Les Chroniques de l'Imaginaire

Ceci n'est pas mon corps - Guépy, Enguerrand

Yves Dindonneau se rêve rentier. Il rêve d’îles lointaines où écouler des jours heureux avec sa femme Cécile. Il veut partir, quitter sa petite vie étriquée mais Yves Dindonneau n’est qu’un agent d’assurance. Un bon agent, certes, mais juste un agent d’assurance.

C’est grâce à sa femme qui lui présente un livre qu’elle juge intéressant que son destin va basculer. « Assurance sur la mort » de James M. Cain raconte en effet l’histoire d’une arnaque à l’assurance suite au meurtre d’un homme par sa femme et l’amant de celle-ci. Yves Dindonneau est conquis. Il peut faire mieux que le couple dans le livre. Il le sait. Après d’intenses réflexions, il décide donc de souscrire plusieurs polices d’assurance au nom de sa femme, avec des bonus en cas de disparition accidentelle.

Quant au choix de la victime - car il n’a aucunement l’intention de mourir, ce brave Dindonneau ! –, il se révèle cornélien. Voler un corps dans une morgue ? Déterrer un cadavre ? Avec l’aide d’un complice, Dindonneau décide d’enlever, puis de faire disparaitre dans un accident de la route celui qui prendra sa place dans la voiture. Et l’accident survient. Comme prévu. Et Yves disparait. Comme prévu.

Intégralement basée sur l’histoire de Yves Dandonneau qui avait souscrit pour plus de dix millions de francs d’assurance vie afin d’escroquer plusieurs compagnies d’assurance, ce roman nous montre le cheminement de la pensée et des actes de l’homme qui se pensait plus intelligent que les compagnies qu’il a tenté d’arnaquer.

Il y a un côté très intéressant de voir comment un homme banal peut passer d’une vie rangée à un assassinat.
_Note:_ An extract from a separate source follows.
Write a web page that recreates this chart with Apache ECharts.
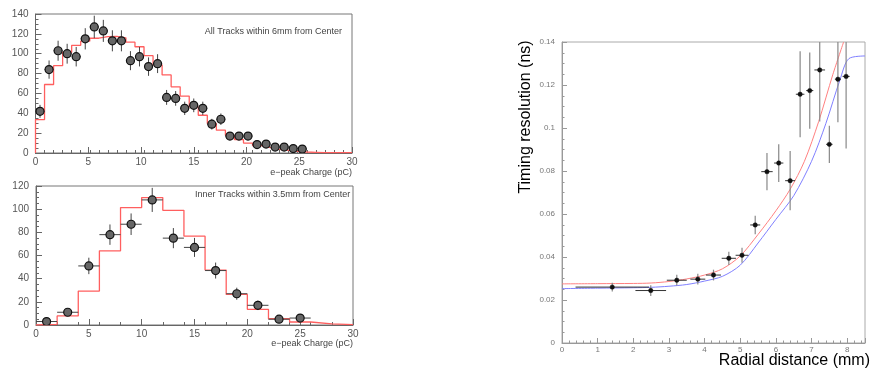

Les monologues intérieurs et les pensées de Yves se révèlent de plus en plus nauséabonds au fil de l’histoire. On sent tout le mépris qu’il a envers Jo, le SDF qui mourra à sa place, et on voit très bien que son ego augmente au fur et à mesure qu’avance l’histoire. Il méprise de plus en plus de monde, y compris sa femme, qui l’a pourtant suivi dans son entreprise diabolique.

C’est une histoire romancée donc, et certains éléments de l’affaire originale ont été occultés, des lieux changés, et les motivations sans doute exacerbées. J’ai regretté qu’il n’y ait pas plus de côté « enquête » sur la fin. Car les explications finales sur comment la police en est venue à l’arrêter m’ont semblé un peu bâclées. À peine comprend-on que l’un des enquêteurs a un soupçon juste après l’accident, qu’on passe à autre chose. Même si toute l’histoire tourne autour de Yves, j’ai trouvé un peu dommage ce manque de point de vue extérieur.

Pour finir, j’ai trouvé l’histoire assez intéressante, ce qui m’a poussée à aller fouiller un peu le net pour en savoir plus. La véritable affaire semble encore plus sordide que celle livrée par l’auteur.